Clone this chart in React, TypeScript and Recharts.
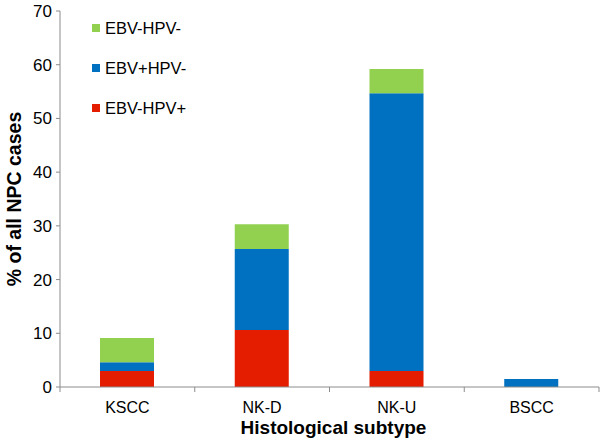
import React from "react";
import { BarChart, Bar, XAxis, YAxis, Legend } from "recharts";

const subtypes = ["KSCC", "NK-D", "NK-U", "BSCC"];
const ebvNegHpvPos = [3.0, 10.6, 3.0, 0];
const ebvPosHpvNeg = [1.6, 15.1, 51.7, 1.5];
const ebvNegHpvNeg = [4.5, 4.6, 4.5, 0];
const yTicks = [0, 10, 20, 30, 40, 50, 60, 70];

const RED = "#e41c00";
const BLUE = "#0070c0";
const GREEN = "#92d050";
const AXIS = "#8c8c8c";
const FONT = "'Liberation Sans', Arial, Helvetica, sans-serif";

const WIDTH = 600;
const HEIGHT = 441;
const LEFT = 60;
const RIGHT = 1;
const HALF_BAND = (WIDTH - LEFT - RIGHT) / subtypes.length / 2;

const data = subtypes.map((name, i) => ({
  name,
  hpvPos: ebvNegHpvPos[i],
  ebvPos: ebvPosHpvNeg[i],
  neg: ebvNegHpvNeg[i],
}));

const legendItems = [
  { label: "EBV-HPV-", color: GREEN },
  { label: "EBV+HPV-", color: BLUE },
  { label: "EBV-HPV+", color: RED },
];

const CategoryTick = (props: any) => {
  const { x, y, payload, index } = props;
  const axisY = y - 8;
  const last = index === subtypes.length - 1;
  return (
    <g>
      <line x1={x - HALF_BAND} x2={x - HALF_BAND} y1={axisY} y2={axisY + 5} stroke={AXIS} />
      {last && (
        <line x1={x + HALF_BAND} x2={x + HALF_BAND} y1={axisY} y2={axisY + 5} stroke={AXIS} />
      )}
      <text
        x={x}
        y={axisY + 25.5}
        textAnchor="middle"
        fill="#000"
        fontSize={16}
        fontFamily={FONT}
      >
        {payload.value}
      </text>
    </g>
  );
};

const renderLegend = () => (
  <div style={{ fontFamily: FONT, fontSize: 16.5, color: "#000" }}>
    {legendItems.map((item) => (
      <div
        key={item.label}
        style={{ display: "flex", alignItems: "center", height: 20, marginBottom: 20 }}
      >
        <span
          style={{ width: 8, height: 8, background: item.color, marginRight: 5, display: "inline-block" }}
        />
        <span>{item.label}</span>
      </div>
    ))}
  </div>
);

export default function App() {
  return (
    <div style={{ position: "absolute", left: 0, top: 0, background: "#fff" }}>
      <BarChart
        width={WIDTH}
        height={HEIGHT}
        data={data}
        margin={{ top: 11, right: RIGHT, left: 0, bottom: 0 }}
        barCategoryGap={0}
      >
        <XAxis
          dataKey="name"
          height={54}
          stroke={AXIS}
          tickLine={false}
          tickSize={6}
          tickMargin={2}
          tick={<CategoryTick />}
          label={{
            content: ({ viewBox }: any) => (
              <text
                x={viewBox.x + viewBox.width / 2 + 4}
                y={viewBox.y + 47}
                textAnchor="middle"
                fontWeight="bold"
                fontSize={19}
                fontFamily={FONT}
                fill="#000"
              >
                Histological subtype
              </text>
            ),
          }}
        />
        <YAxis
          width={LEFT}
          domain={[0, 70]}
          ticks={yTicks}
          interval={0}
          stroke={AXIS}
          tickSize={4}
          tickMargin={4}
          tick={{ fill: "#000", fontSize: 17, fontFamily: FONT }}
          label={{
            content: ({ viewBox }: any) => {
              const cy = viewBox.y + viewBox.height / 2;
              return (
                <text
                  x={14}
                  y={cy}
                  transform={`rotate(-90 14 ${cy})`}
                  textAnchor="middle"
                  dominantBaseline="central"
                  fontWeight="bold"
                  fontSize={19.5}
                  fontFamily={FONT}
                  fill="#000"
                >
                  % of all NPC cases
                </text>
              );
            },
          }}
        />
        <Legend
          layout="vertical"
          align="center"
          verticalAlign="middle"
          content={renderLegend}
          wrapperStyle={{ left: 92, top: 18, width: 160 }}
        />
        <Bar dataKey="hpvPos" stackId="a" fill={RED} barSize={54} isAnimationActive={false} />
        <Bar dataKey="ebvPos" stackId="a" fill={BLUE} barSize={54} isAnimationActive={false} />
        <Bar dataKey="neg" stackId="a" fill={GREEN} barSize={54} isAnimationActive={false} />
      </BarChart>
    </div>
  );
}
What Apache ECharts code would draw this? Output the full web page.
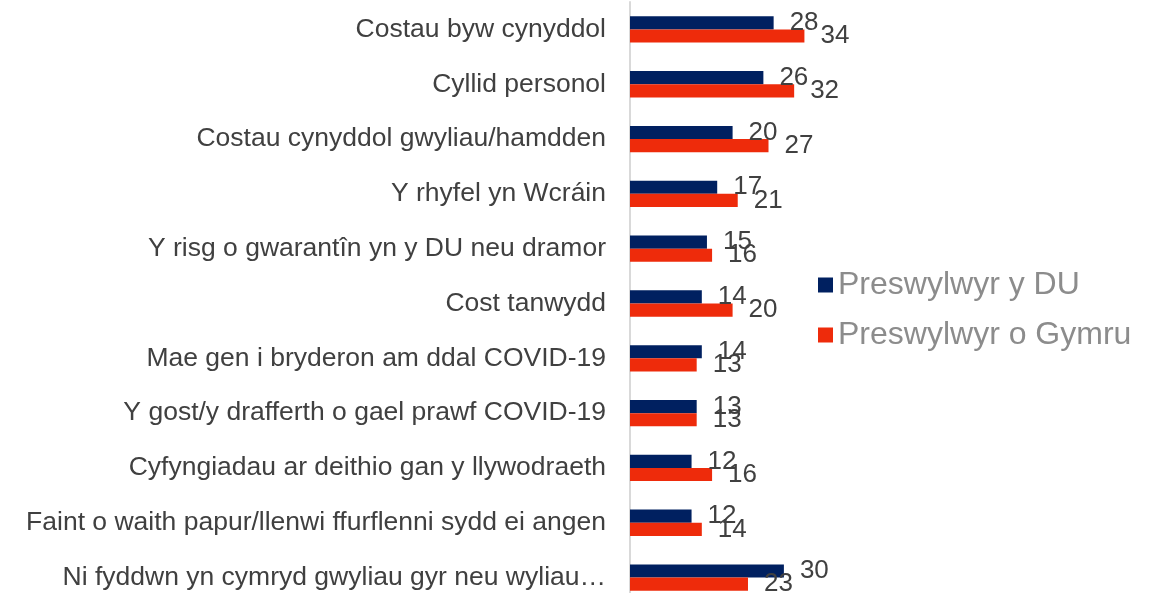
<!DOCTYPE html>
<html>
<head>
<meta charset="utf-8">
<script src="https://cdn.jsdelivr.net/npm/echarts@6/dist/echarts.min.js"></script>
<style>
  html, body { margin: 0; padding: 0; background: #fff; }
  #chart { width: 1153px; height: 593px; }
</style>
</head>
<body>
<div id="chart"></div>
<script>
var categories = [
  'Costau byw cynyddol',
  'Cyllid personol',
  'Costau cynyddol gwyliau/hamdden',
  'Y rhyfel yn Wcráin',
  'Y risg o gwarantîn yn y DU neu dramor',
  'Cost tanwydd',
  'Mae gen i bryderon am ddal COVID-19',
  'Y gost/y drafferth o gael prawf COVID-19',
  'Cyfyngiadau ar deithio gan y llywodraeth',
  'Faint o waith papur/llenwi ffurflenni sydd ei angen',
  'Ni fyddwn yn cymryd gwyliau gyr neu wyliau…'
];
var ukValues = [28, 26, 20, 17, 15, 14, 14, 13, 12, 12, 30];
var walesValues = [34, 32, 27, 21, 16, 20, 13, 13, 16, 14, 23];
var seriesNames = ['Preswylwyr y DU', 'Preswylwyr o Gymru'];

var chart = echarts.init(document.getElementById('chart'));

var labelStyle = {
  show: true,
  position: 'right',
  distance: 16,
  color: '#404040',
  fontSize: 26,
  fontFamily: 'Liberation Sans'
};

var option = {
  animation: false,
  color: ['#002060', '#EE2B0B'],
  textStyle: { fontFamily: 'Liberation Sans' },
  grid: {
    left: 630,
    top: 2,
    width: 513,
    height: 603,
    containLabel: false,
    outerBoundsMode: 'none'
  },
  legend: {
    orient: 'vertical',
    left: 813,
    top: 264,
    itemWidth: 15,
    itemHeight: 15,
    itemGap: 18,
    icon: 'rect',
    textStyle: { color: '#8C8C8C', fontSize: 32, fontFamily: 'Liberation Sans' },
    data: seriesNames
  },
  xAxis: {
    type: 'value',
    min: 0,
    max: 100,
    show: false
  },
  yAxis: {
    type: 'category',
    inverse: true,
    data: categories,
    axisLine: { show: true, lineStyle: { color: '#D9D9D9', width: 2 } },
    axisTick: { show: false },
    axisLabel: {
      color: '#404040',
      fontSize: 26.5,
      margin: 24,
      fontFamily: 'Liberation Sans'
    }
  },
  series: [{
    name: seriesNames[0],
    type: 'bar',
    data: ukValues,
    barCategoryGap: '52%',
    barGap: '0%',
    label: labelStyle
  }, {
    name: seriesNames[1],
    type: 'bar',
    data: walesValues,
    barCategoryGap: '52%',
    barGap: '0%',
    label: labelStyle
  }]
};

chart.setOption(option);
</script>
</body>
</html>
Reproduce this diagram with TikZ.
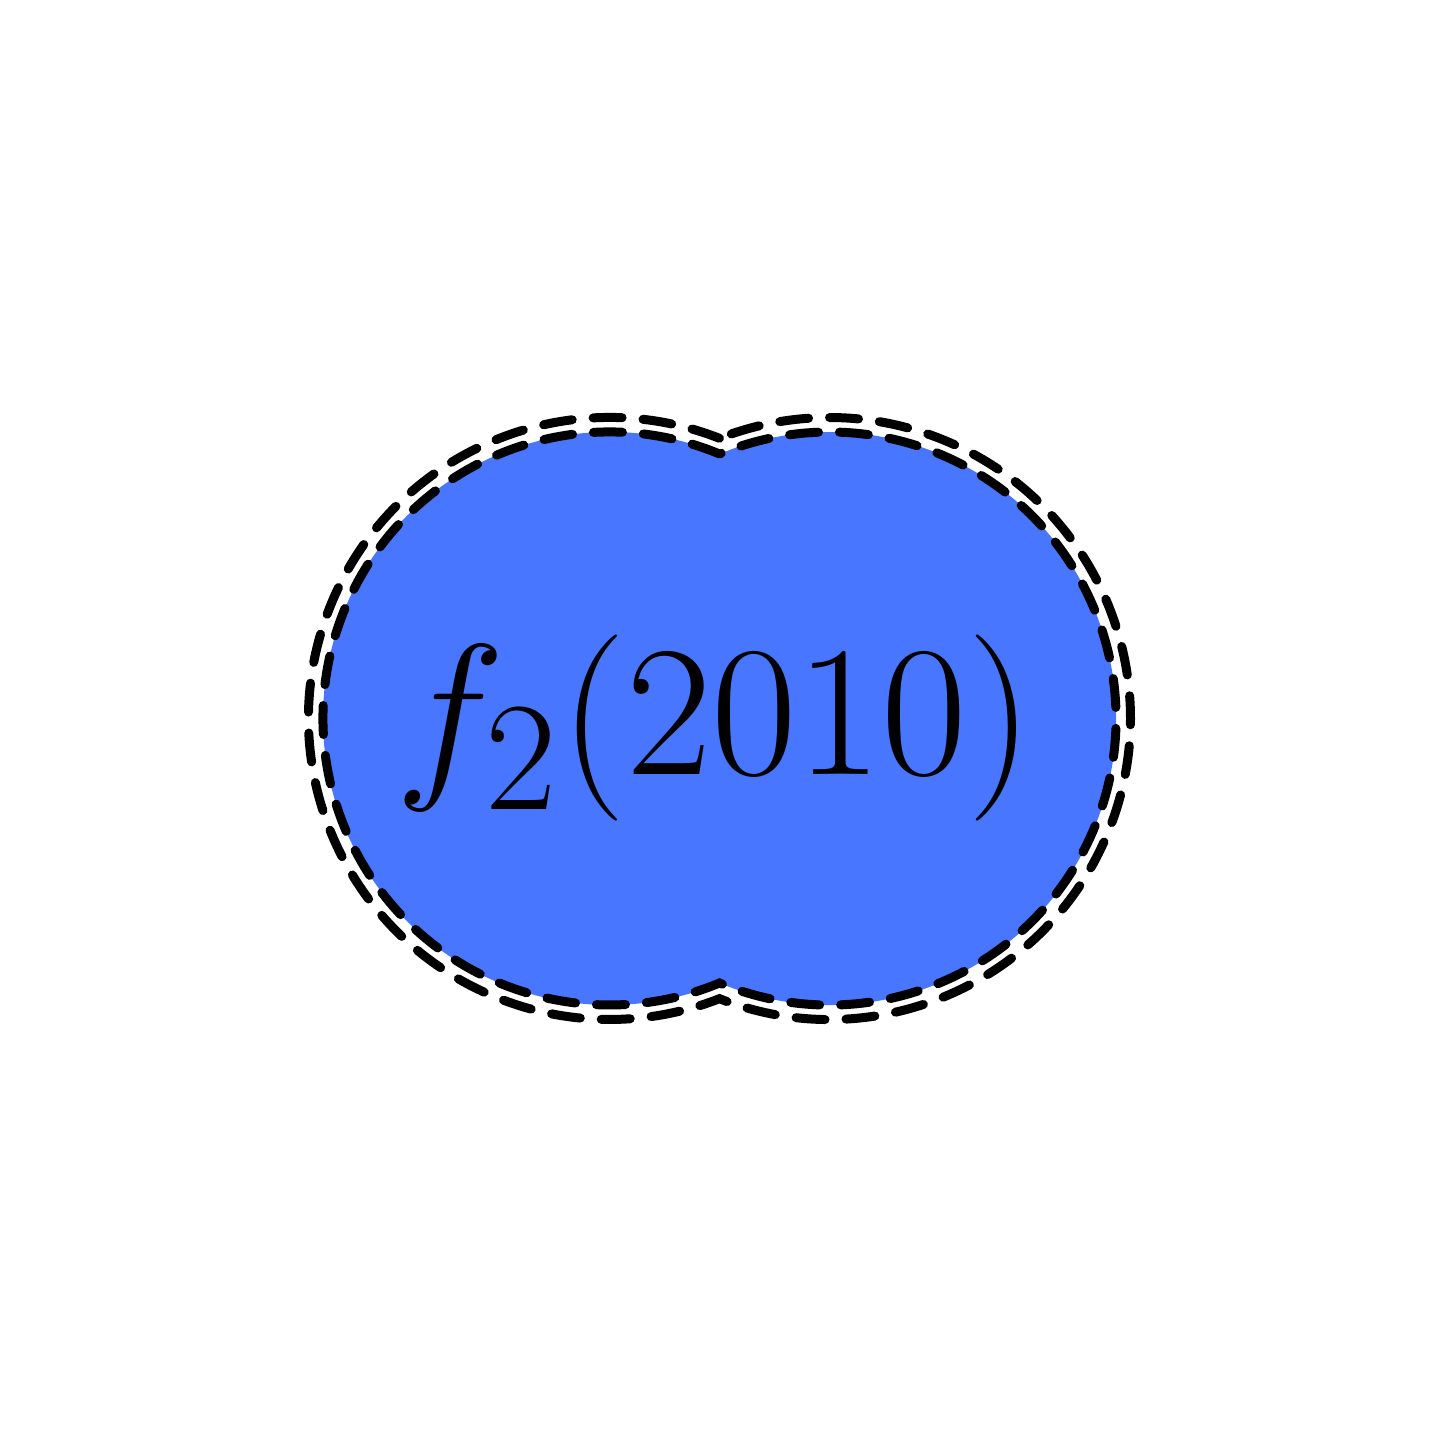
\documentclass[tikz,border=0pt]{standalone}
\begin{document}
\definecolor{blobblue}{RGB}{72,118,255}
\begin{tikzpicture}[
  outline/.style={draw=black, line width=0.09cm, line cap=round, dash pattern=on 0.29cm off 0.21cm},
]
\useasboundingbox (0,0) rectangle (14.4,14.4);
\coordinate (L) at (6.095,7.215);
\coordinate (R) at (8.295,7.215);
% filled union of two circles (inner outline)
\fill[blobblue] (L) ++(67.42:2.865) arc[start angle=67.42, end angle=292.58, radius=2.865]
  arc[start angle=-112.58, end angle=112.58, radius=2.865] -- cycle;
\draw[outline] (L) ++(67.42:2.865) arc[start angle=67.42, end angle=292.58, radius=2.865]
  arc[start angle=-112.58, end angle=112.58, radius=2.865] -- cycle;
\draw[outline] (L) ++(68.57:3.01) arc[start angle=68.57, end angle=291.43, radius=3.01]
  arc[start angle=-111.43, end angle=111.43, radius=3.01] -- cycle;
\node[inner sep=0pt, scale=2.13, transform shape, font=\Huge] (label) at (7.145,7.125) {$f_2(2010)$};
\end{tikzpicture}
\end{document}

********

◆ **WHAT TO PRODUCE**:
Copy nothing but the lines from the first one in the listing through the line with "const HALF_BAND = (WIDTH", and omit the pictures.

◆ **EXERCISE RESULT**:
Clone this chart in React, TypeScript and Recharts.
import React from "react";
import { BarChart, Bar, XAxis, YAxis, Legend } from "recharts";

const subtypes = ["KSCC", "NK-D", "NK-U", "BSCC"];
const ebvNegHpvPos = [3.0, 10.6, 3.0, 0];
const ebvPosHpvNeg = [1.6, 15.1, 51.7, 1.5];
const ebvNegHpvNeg = [4.5, 4.6, 4.5, 0];
const yTicks = [0, 10, 20, 30, 40, 50, 60, 70];

const RED = "#e41c00";
const BLUE = "#0070c0";
const GREEN = "#92d050";
const AXIS = "#8c8c8c";
const FONT = "'Liberation Sans', Arial, Helvetica, sans-serif";

const WIDTH = 600;
const HEIGHT = 441;
const LEFT = 60;
const RIGHT = 1;
const HALF_BAND = (WIDTH - LEFT - RIGHT) / subtypes.length / 2;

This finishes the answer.